0 Comments
Viewing single post of blog Coastal Muffle Kiln

On a sunny Sunday in late September I was joined by Mark Loos from Medway Swale Estuary Partnership and a group of 12 walkers on a walk with sketchbooks and clay.

We had plotted a walk along the shoreline at Riverside Country Park, Gillingham, a linear stretch of accessible coastline following the southern shore of the Medway estuary. The walk also took in a small peninsular which leads to the strangely named Horrid Hill. Horrid Hill is the site of an old clay works, where clay was gathered at Low tide from boats by Muddies for use in the cement factory. The shore at Horrid Hill is still a mass of clinker, where the furnaces have left their slag.

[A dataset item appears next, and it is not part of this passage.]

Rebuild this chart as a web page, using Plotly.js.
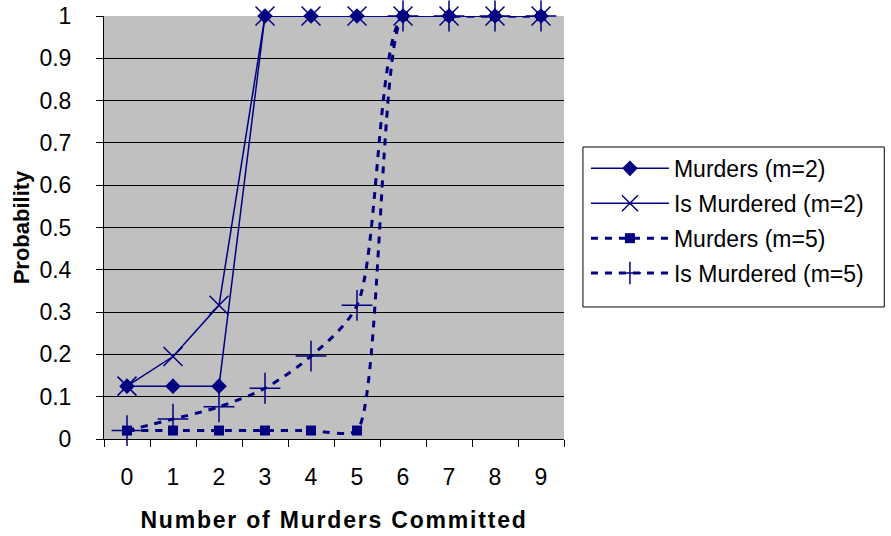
<!DOCTYPE html>
<html>
<head>
<meta charset="utf-8">
<script src="https://cdn.plot.ly/plotly-3.0.1.min.js"></script>
<style>
html,body{margin:0;padding:0;background:#fff}
#chart{width:891px;height:536px}
#chart .xtitle{letter-spacing:1.8px}
</style>
</head>
<body>
<div id="chart"></div>
<script>
var categories = ["0","1","2","3","4","5","6","7","8","9"];
var murdersM2 = [0.125, 0.125, 0.125, 1, 1, 1, 1, 1, 1, 1];
var isMurderedM2 = [0.125, 0.195, 0.316, 1, 1, 1, 1, 1, 1, 1];
var murdersM5 = [0.02, 0.02, 0.02, 0.02, 0.02, 0.02, 1, 1, 1, 1];
var isMurderedM5 = [0.02, 0.047, 0.076, 0.12, 0.196, 0.316, 1, 1, 1, 1];
var yTicks = [0,0.1,0.2,0.3,0.4,0.5,0.6,0.7,0.8,0.9,1];
var yTickText = ["0","0.1","0.2","0.3","0.4","0.5","0.6","0.7","0.8","0.9","1"];

var navy = "#000080";
var traces = [
  {x: categories, y: murdersM2, name: "Murders (m=2)", legendgroup: "a", mode: "lines+markers", cliponaxis: false,
   line: {color: navy, width: 1.5}, marker: {symbol: "diamond", size: 12, color: navy}},
  {x: categories, y: isMurderedM2, name: "Is Murdered (m=2)", legendgroup: "b", mode: "lines+markers", cliponaxis: false,
   line: {color: navy, width: 1.5}, marker: {symbol: "x-thin-open", size: 19, color: navy, line: {color: navy, width: 1.5}}},
  {x: categories, y: murdersM5, name: "Murders (m=5)", legendgroup: "c", mode: "lines+markers", cliponaxis: false,
   line: {color: navy, width: 3, dash: "7px,7px", shape: "spline", smoothing: 0.6}, marker: {symbol: "square", size: 10, color: navy}},
  {x: categories, y: isMurderedM5, name: "Is Murdered (m=5)", legendgroup: "d", mode: "lines+markers", cliponaxis: false,
   line: {color: navy, width: 3, dash: "7px,7px", shape: "spline", smoothing: 0.8}, marker: {symbol: "cross-thin-open", size: 22, color: navy, line: {color: navy, width: 1.5}}}
];

var layout = {
  width: 891, height: 536,
  margin: {l: 104, r: 327, t: 16, b: 97},
  paper_bgcolor: "#ffffff",
  plot_bgcolor: "#c0c0c0",
  font: {family: "Arial, 'Liberation Sans', sans-serif", size: 23, color: "#000"},
  showlegend: true,
  legend: {x: 1.0477, y: 0.6905, xanchor: "left", yanchor: "top", bgcolor: "rgba(0,0,0,0)", tracegroupgap: 2,
           borderwidth: 0, font: {size: 23}, itemwidth: 78},
  shapes: [{type: "rect", xref: "paper", yref: "paper", x0: 1.0412, x1: 1.6963, y0: 0.3121, y1: 0.6903,
            line: {color: "#000", width: 1}, fillcolor: "#fff", layer: "above"}],
  xaxis: {type: "category", range: [-0.5, 9.5], tickson: "boundaries", ticks: "outside", ticklen: 7,
          tickcolor: "#000", showline: true, linecolor: "#000", linewidth: 1, showgrid: false, zeroline: false,
          ticklabelstandoff: 17, tickfont: {size: 23},
          title: {text: "<b>Number of Murders Committed</b>", font: {size: 23}, standoff: 23}},
  yaxis: {range: [0, 1], tickvals: yTicks, ticktext: yTickText, ticks: "outside", ticklen: 7, tickcolor: "#000",
          showline: true, linecolor: "#000", linewidth: 1, showgrid: true, gridcolor: "#000", gridwidth: 1,
          zeroline: false, ticklabelstandoff: 20, tickfont: {size: 23},
          title: {text: "<b>Probability</b>", font: {size: 22}, standoff: 3}}
};
Plotly.newPlot("chart", traces, layout, {displayModeBar: false, staticPlot: true});
</script>
</body>
</html>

The shore line is rich foraging territory; from the tall & distant industrial buildings of the power station on the northern shore, to the small finds of worked flint and broken pottery shards at our feet.

This area of the estuarine coast has been much changed in recent years, becoming silted up and encroached upon by marsh grass. It is now the permanent resting place for metal hulled barges, and the odd wooden ribbed wreck.

Armed with cameras, sketchbooks and clay tablets we set off on a meandering route, stopping for conversations, observations, and stories.

The walkers were each given 3 small tablets of clay with which to gather impressions of things that they found interesting along the way. Worn wood, rusted rivets and samphire were some of the things captured in the clay.

I was taken with the riveted surface of an old barge, and have returned to take a large imprint of it for use at a later date.

The clay tablets will be fired to 1000 degrees C, and will then be used in a workshop that will accompany the final exhibition of this project, Mud & Clinker.